§ **THE PROBLEM**: Starting at the line containing "Write a LaTeX" and ending at the line containing "(proc) at (1514.5,1029.5)", reproduce each line exactly as written, with both end lines included and all pictures omitted.

§ **EXTRACTED RECORDS**:

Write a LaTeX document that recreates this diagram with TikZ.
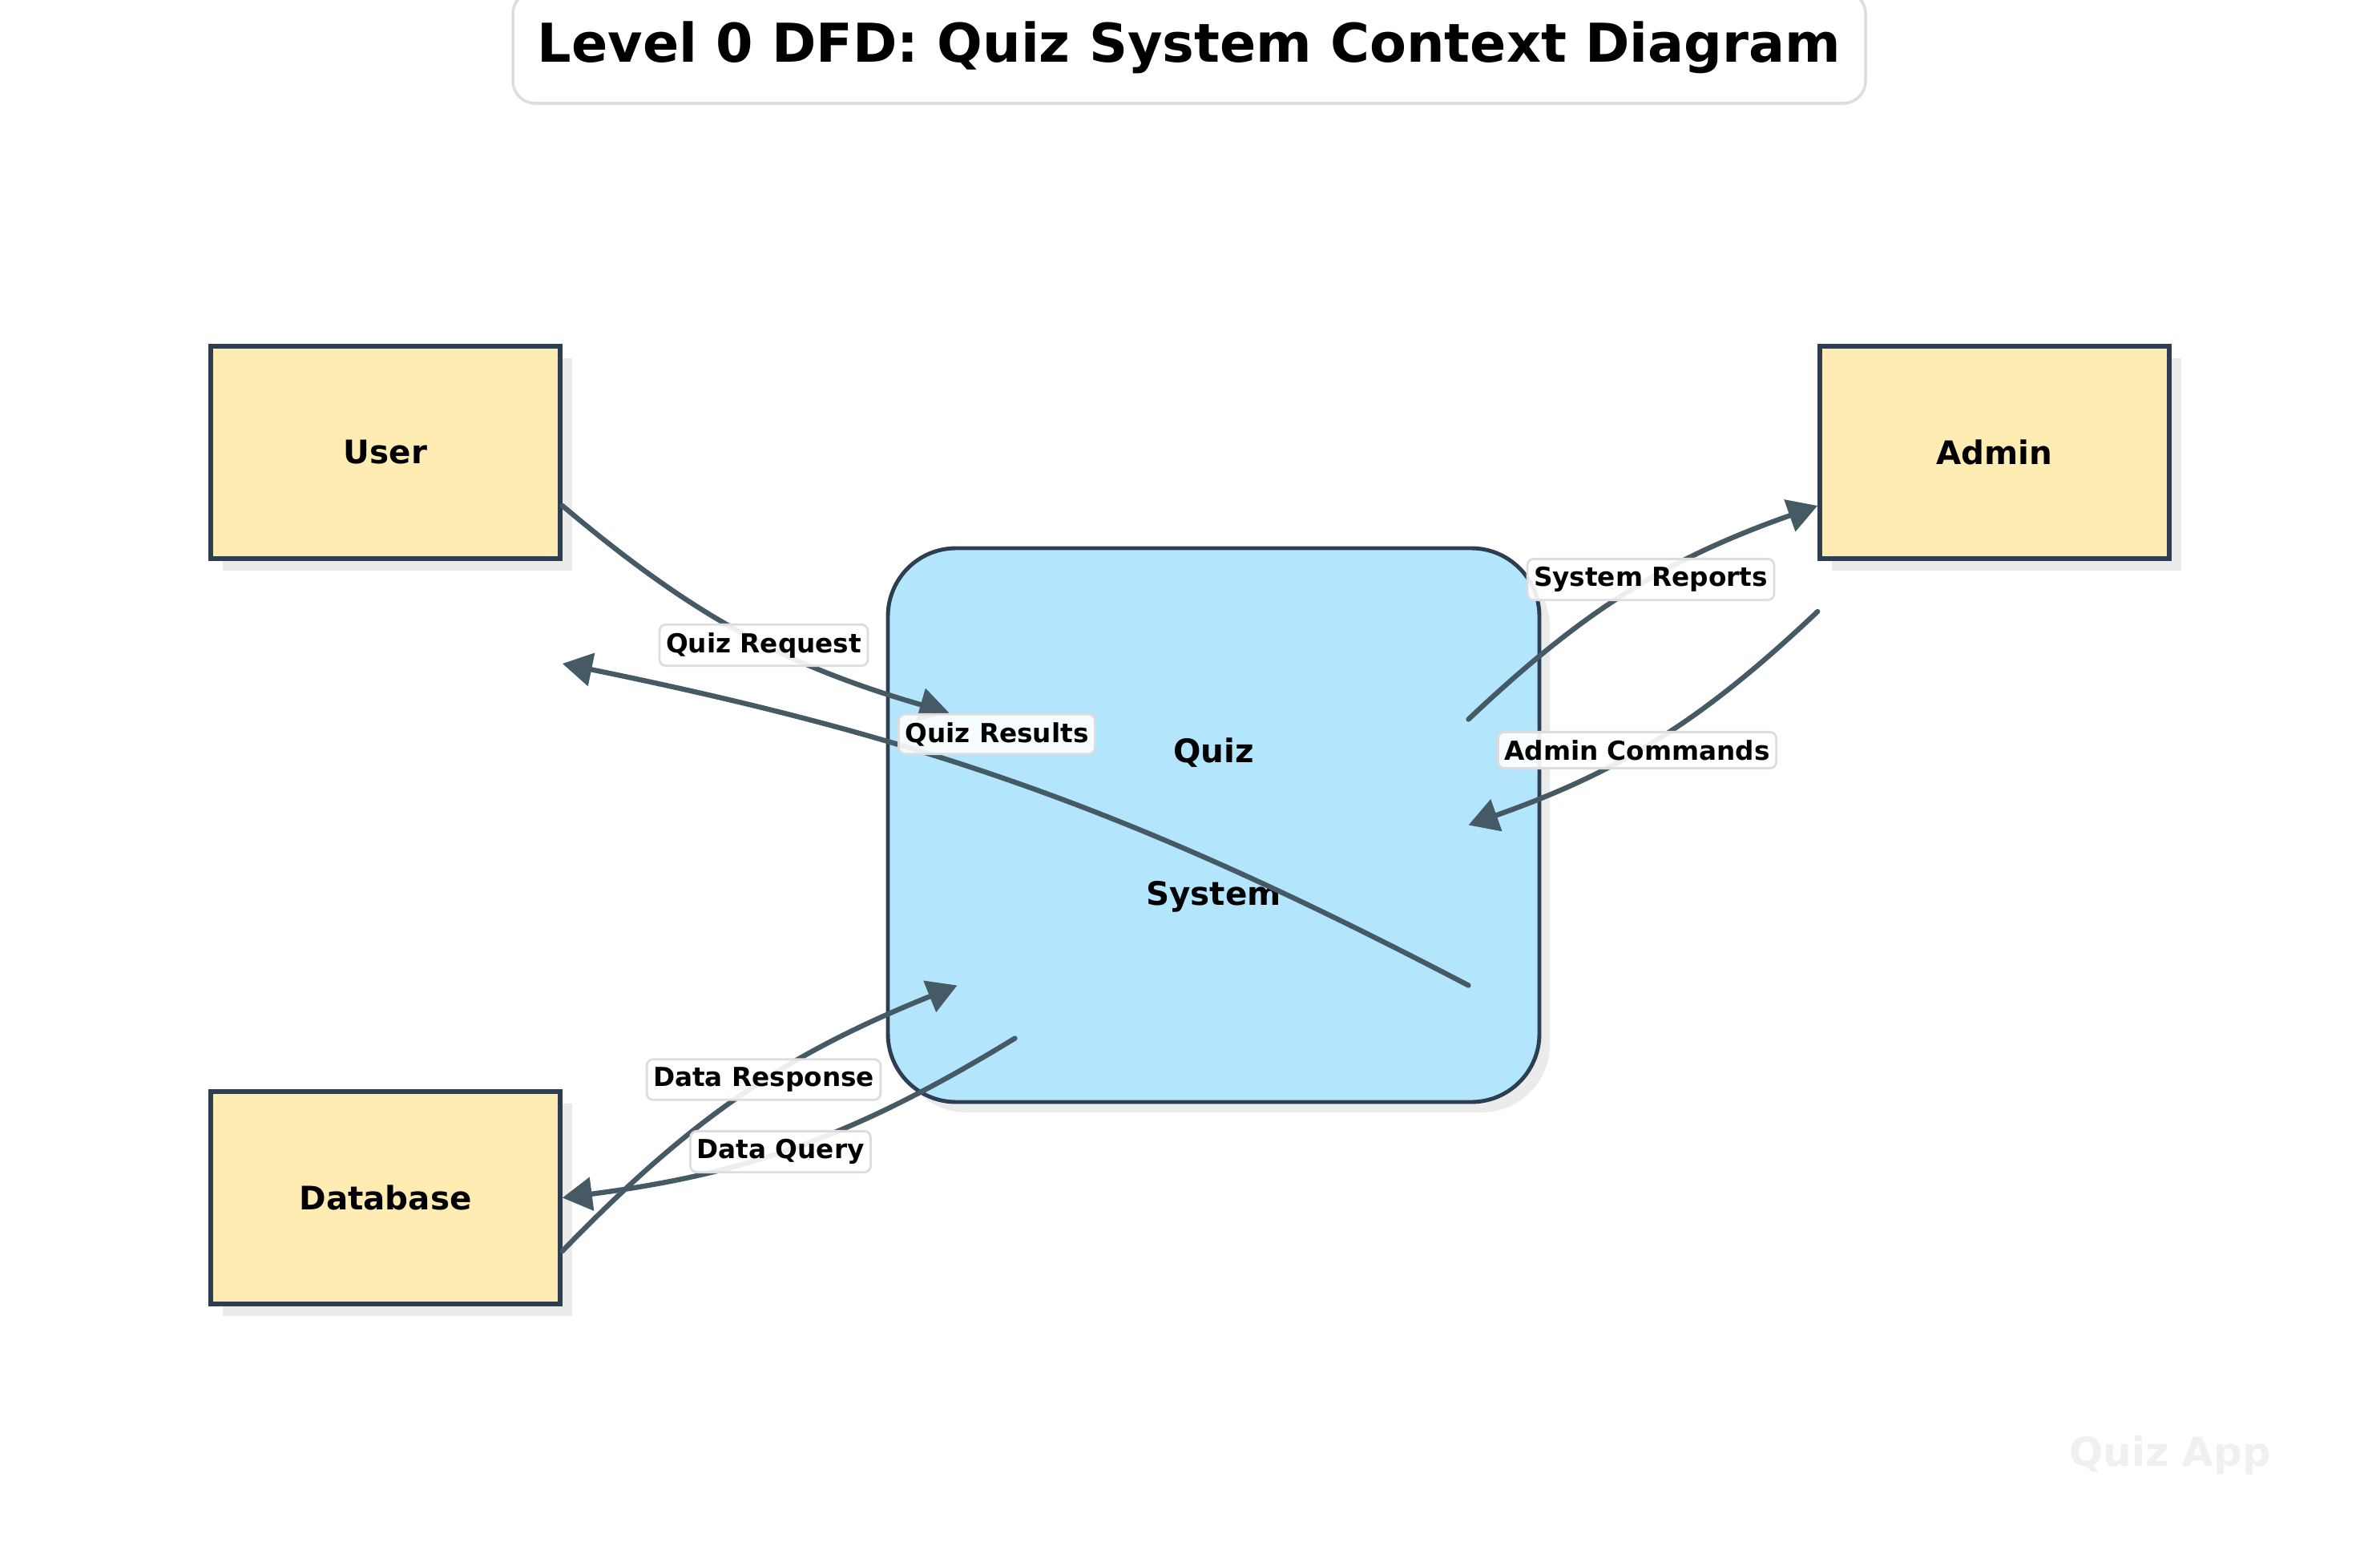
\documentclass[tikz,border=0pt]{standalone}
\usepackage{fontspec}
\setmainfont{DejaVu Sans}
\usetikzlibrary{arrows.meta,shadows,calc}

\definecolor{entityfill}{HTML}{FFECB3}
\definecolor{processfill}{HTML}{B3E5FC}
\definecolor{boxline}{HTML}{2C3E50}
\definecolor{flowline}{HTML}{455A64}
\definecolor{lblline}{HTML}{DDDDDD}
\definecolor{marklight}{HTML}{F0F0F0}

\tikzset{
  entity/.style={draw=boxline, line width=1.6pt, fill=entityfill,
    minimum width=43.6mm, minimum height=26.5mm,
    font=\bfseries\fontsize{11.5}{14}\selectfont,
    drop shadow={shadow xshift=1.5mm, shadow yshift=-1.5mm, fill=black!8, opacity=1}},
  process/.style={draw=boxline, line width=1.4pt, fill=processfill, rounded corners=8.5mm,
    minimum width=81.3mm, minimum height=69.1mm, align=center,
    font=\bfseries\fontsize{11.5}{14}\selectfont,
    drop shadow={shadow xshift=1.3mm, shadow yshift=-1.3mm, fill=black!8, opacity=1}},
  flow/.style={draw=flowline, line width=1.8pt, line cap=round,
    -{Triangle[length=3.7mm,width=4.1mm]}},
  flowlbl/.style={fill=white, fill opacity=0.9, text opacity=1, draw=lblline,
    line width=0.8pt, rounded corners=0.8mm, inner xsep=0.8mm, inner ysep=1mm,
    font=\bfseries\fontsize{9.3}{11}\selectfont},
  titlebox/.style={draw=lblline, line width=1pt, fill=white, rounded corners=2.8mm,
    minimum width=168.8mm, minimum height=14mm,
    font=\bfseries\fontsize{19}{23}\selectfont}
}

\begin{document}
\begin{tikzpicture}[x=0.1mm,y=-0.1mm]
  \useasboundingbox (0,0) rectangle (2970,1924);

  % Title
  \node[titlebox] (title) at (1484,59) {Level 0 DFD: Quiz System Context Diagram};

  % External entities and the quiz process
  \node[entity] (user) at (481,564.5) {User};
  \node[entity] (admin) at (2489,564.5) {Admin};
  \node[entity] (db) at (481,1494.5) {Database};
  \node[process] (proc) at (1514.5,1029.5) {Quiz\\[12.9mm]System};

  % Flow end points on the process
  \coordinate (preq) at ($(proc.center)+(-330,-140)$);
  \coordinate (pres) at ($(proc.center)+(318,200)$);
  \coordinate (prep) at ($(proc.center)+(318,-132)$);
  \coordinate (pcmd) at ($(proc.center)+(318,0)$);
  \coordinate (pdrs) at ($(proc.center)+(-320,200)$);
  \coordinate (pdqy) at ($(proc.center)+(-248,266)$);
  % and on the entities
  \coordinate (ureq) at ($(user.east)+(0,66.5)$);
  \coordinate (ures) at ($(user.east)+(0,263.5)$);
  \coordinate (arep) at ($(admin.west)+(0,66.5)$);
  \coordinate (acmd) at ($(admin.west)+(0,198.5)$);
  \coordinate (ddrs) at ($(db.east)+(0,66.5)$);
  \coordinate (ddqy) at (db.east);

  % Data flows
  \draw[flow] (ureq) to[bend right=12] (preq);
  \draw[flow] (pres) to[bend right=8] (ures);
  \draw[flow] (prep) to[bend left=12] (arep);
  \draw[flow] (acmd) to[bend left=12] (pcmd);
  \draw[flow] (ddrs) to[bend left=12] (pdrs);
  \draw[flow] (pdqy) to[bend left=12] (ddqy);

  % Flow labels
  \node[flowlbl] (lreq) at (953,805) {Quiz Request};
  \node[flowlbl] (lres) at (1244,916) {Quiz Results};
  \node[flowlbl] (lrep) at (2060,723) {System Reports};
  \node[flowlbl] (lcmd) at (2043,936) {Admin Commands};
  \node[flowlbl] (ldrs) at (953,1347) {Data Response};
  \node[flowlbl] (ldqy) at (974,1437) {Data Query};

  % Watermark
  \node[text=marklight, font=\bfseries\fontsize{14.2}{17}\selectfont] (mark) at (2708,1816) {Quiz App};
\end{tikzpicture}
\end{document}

...

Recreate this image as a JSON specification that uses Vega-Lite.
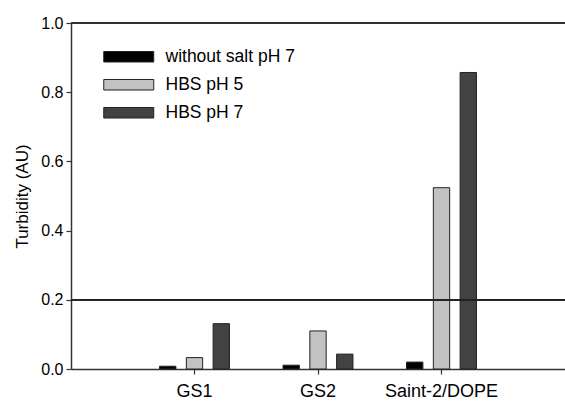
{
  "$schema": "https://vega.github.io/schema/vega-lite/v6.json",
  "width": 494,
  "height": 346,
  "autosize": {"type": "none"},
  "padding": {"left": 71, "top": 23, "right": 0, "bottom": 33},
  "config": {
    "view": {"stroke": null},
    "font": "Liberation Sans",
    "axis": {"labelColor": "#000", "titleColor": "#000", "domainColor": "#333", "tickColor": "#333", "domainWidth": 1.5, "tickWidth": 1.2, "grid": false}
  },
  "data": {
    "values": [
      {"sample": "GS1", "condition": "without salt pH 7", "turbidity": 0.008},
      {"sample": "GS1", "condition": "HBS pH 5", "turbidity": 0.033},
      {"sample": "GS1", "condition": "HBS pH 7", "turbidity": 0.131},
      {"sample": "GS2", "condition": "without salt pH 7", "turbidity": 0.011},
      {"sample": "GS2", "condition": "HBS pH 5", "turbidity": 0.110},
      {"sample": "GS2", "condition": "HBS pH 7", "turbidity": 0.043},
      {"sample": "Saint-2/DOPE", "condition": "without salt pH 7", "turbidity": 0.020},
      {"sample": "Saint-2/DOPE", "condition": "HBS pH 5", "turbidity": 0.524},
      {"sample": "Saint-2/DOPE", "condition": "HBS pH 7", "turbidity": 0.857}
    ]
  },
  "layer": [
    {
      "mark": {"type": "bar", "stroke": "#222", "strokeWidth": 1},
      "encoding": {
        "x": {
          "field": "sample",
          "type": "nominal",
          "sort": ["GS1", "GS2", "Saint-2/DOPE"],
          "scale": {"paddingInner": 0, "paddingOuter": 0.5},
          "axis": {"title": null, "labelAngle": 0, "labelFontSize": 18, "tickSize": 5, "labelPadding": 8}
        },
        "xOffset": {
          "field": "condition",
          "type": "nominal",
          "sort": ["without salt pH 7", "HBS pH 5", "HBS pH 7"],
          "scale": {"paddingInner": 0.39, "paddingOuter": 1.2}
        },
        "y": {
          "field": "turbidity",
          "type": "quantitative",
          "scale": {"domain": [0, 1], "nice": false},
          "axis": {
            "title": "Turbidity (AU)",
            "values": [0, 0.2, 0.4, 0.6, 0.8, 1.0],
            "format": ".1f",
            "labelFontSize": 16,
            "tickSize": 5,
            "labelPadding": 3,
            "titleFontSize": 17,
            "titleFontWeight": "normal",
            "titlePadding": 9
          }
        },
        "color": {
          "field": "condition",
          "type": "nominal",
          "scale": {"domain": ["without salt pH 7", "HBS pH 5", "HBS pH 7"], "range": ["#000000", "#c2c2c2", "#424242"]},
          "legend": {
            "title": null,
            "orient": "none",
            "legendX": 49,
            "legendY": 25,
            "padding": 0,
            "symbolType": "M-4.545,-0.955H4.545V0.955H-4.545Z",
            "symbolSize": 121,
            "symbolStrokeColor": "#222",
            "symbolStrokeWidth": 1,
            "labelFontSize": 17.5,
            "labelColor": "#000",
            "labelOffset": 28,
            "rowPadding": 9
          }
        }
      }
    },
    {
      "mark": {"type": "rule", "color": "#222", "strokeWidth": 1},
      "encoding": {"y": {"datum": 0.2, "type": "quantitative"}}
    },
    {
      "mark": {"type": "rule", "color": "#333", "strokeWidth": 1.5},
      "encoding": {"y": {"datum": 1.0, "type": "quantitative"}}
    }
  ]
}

§ **TASK RESPONSE**:
Write a LaTeX document that recreates this diagram with TikZ.
\documentclass[tikz,border=0pt]{standalone}
\usepackage{fontspec}
\setmainfont{DejaVu Sans}
\usetikzlibrary{arrows.meta,shadows,calc}

\definecolor{entityfill}{HTML}{FFECB3}
\definecolor{processfill}{HTML}{B3E5FC}
\definecolor{boxline}{HTML}{2C3E50}
\definecolor{flowline}{HTML}{455A64}
\definecolor{lblline}{HTML}{DDDDDD}
\definecolor{marklight}{HTML}{F0F0F0}

\tikzset{
  entity/.style={draw=boxline, line width=1.6pt, fill=entityfill,
    minimum width=43.6mm, minimum height=26.5mm,
    font=\bfseries\fontsize{11.5}{14}\selectfont,
    drop shadow={shadow xshift=1.5mm, shadow yshift=-1.5mm, fill=black!8, opacity=1}},
  process/.style={draw=boxline, line width=1.4pt, fill=processfill, rounded corners=8.5mm,
    minimum width=81.3mm, minimum height=69.1mm, align=center,
    font=\bfseries\fontsize{11.5}{14}\selectfont,
    drop shadow={shadow xshift=1.3mm, shadow yshift=-1.3mm, fill=black!8, opacity=1}},
  flow/.style={draw=flowline, line width=1.8pt, line cap=round,
    -{Triangle[length=3.7mm,width=4.1mm]}},
  flowlbl/.style={fill=white, fill opacity=0.9, text opacity=1, draw=lblline,
    line width=0.8pt, rounded corners=0.8mm, inner xsep=0.8mm, inner ysep=1mm,
    font=\bfseries\fontsize{9.3}{11}\selectfont},
  titlebox/.style={draw=lblline, line width=1pt, fill=white, rounded corners=2.8mm,
    minimum width=168.8mm, minimum height=14mm,
    font=\bfseries\fontsize{19}{23}\selectfont}
}

\begin{document}
\begin{tikzpicture}[x=0.1mm,y=-0.1mm]
  \useasboundingbox (0,0) rectangle (2970,1924);

  % Title
  \node[titlebox] (title) at (1484,59) {Level 0 DFD: Quiz System Context Diagram};

  % External entities and the quiz process
  \node[entity] (user) at (481,564.5) {User};
  \node[entity] (admin) at (2489,564.5) {Admin};
  \node[entity] (db) at (481,1494.5) {Database};
  \node[process] (proc) at (1514.5,1029.5) {Quiz\\[12.9mm]System};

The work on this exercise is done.